Americans celebrate rugged individualism and competition, red in tooth and claw. But this is a myth. We crave the standard, the simple, the bland, the shared. One of the glories of American capitalism has been its ability to crush variability, with all its unpleasant confusions and surprises.
Kemmons Wilson learned this lesson when he took his family on a car trip from Memphis to Washington in the summer of 1951. Every time they stopped for the night, the family would encounter hotels and motels of uncertain character, cleanliness and price. So Wilson, a home builder, decided to go into the motel business. He had an architect design a room (12 feet by 30 feet, plus a bathroom) that, by decree, became the standard for his company. He specified the number of towels in each room, the look of the sign out front, the regular nightly price. He called his cookie cutter Holiday Inn.
This is why Bill Gates is a great American.
Oh sure. Now it can be stated without fear or qualification: Gates is a capitalist pig. Two out of three branches of the federal government have agreed on this, so it must be true.
But for the rest of us, this seems a little rude. Those of us who know little about computers are privately grateful to Bill Gates. We're grateful that someone--Gates or whoever--was able to get at least some portion of the whole, confusing computer mess over with.
Microsoft, via its signature product, Windows, brought to computing all of the things we publicly attack but secretly adore: standardization, stasis, predictability, a familiar product that was at least a little bit better than mediocre.
"Those of us who survived the computer operating system wars of the '60s, '70s and even the '80s should give at least a salute and a bow to Microsoft," says author Cliff Stoll, whose latest book is "High Tech Heretic." "We can at least now sit back and say, 'Ah, there's a standardized operating system, standard programming tools, standard sets like word processing and spreadsheets that let us not just transport programs from one to the other but let an office worker with a Dell machine move to another office with Hewlett-Packard computers."
These are epic attributes, particularly in a business as fast-moving, intimidating and confusing as personal computers. They are, in fact, deeply revered American values that we reward greatly.
Think of Ray Kroc. A McDonald's hamburger tastes the same in Osaka as it does in Tulsa. This is a result of strict, ruthlessly enforced rules of standardization laid down by Kroc, a onetime milkshake equipment salesman who turned McDonald's into the global kudzu it is today. Kroc decreed that all his franchisees would follow fanatically detailed operating rules. According to the McDonald's handbook, a McDonald's hamburger was supposed to be 1.6 ounces, and 3 5/8 inches in diameter, with a fat content between 17 and 20 percent. Never again would a traveler have to be surprised by "local cuisine."
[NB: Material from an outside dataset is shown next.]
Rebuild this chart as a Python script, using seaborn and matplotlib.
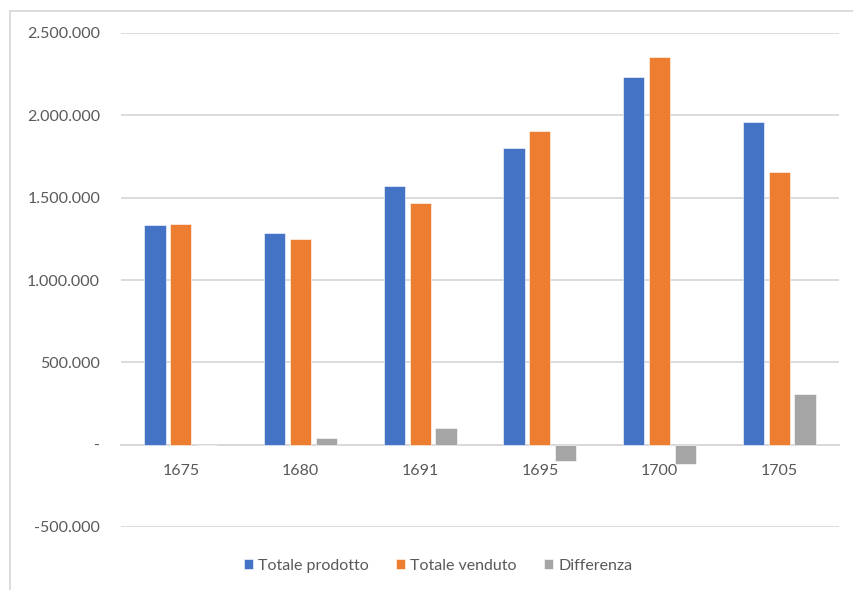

We may lionize deregulation, the ferment of the free market, the whole capitalist-Republican complex. But the plain fact is that Americans actually like monopolies.
Think of the old AT&T Bell System, with its towering dullness and one-black-phone-to-a-household efficiency. AT&T wasn't daring or creative, and long-distance calls weren't cheap. But AT&T was the soul of reliability. Its most soothing attribute was the total lack of choices it offered. It never called us at dinner time to persuade us to switch plans.
We like the electric utility for the same reason. Who ever thinks about it? But now, it too is being opened to competition. Swell. We know we will save a few dollars once electric power is deregulated, but at what price in aggravation? Which plan? Which company? It'll be something like selecting a cell phone: Calculate the number of kilowatts per day you currently use, divide by peak-time usage, and subdivide by offsetting slack demand periods. . . .
This is why we have made Gates the world's richest man. We don't want to be bothered. Windows is here; it works, sort of. Without it, your computer would not easily talk to my computer, and my computer would have been harder for you to learn to operate. We'd still be learning new computer commands instead of just getting on with it. Spare us.
Upon retiring from his sitcom, Jerry Seinfeld commented that the most frightening words a person can hear are, "Now you can do anything you want." Most people don't want unlimited choice. They'd rather have a short menu.
Neither McDonald's nor Holiday Inns nor Windows is the best at what it is. They are just better than what we are fairly sure is the alternative, which is chaos.
CAPTION: Microsoft's Bill Gates simplified our lives by limiting our options.
CAPTION: Bill Gates is proof that Americans actually like monopolies.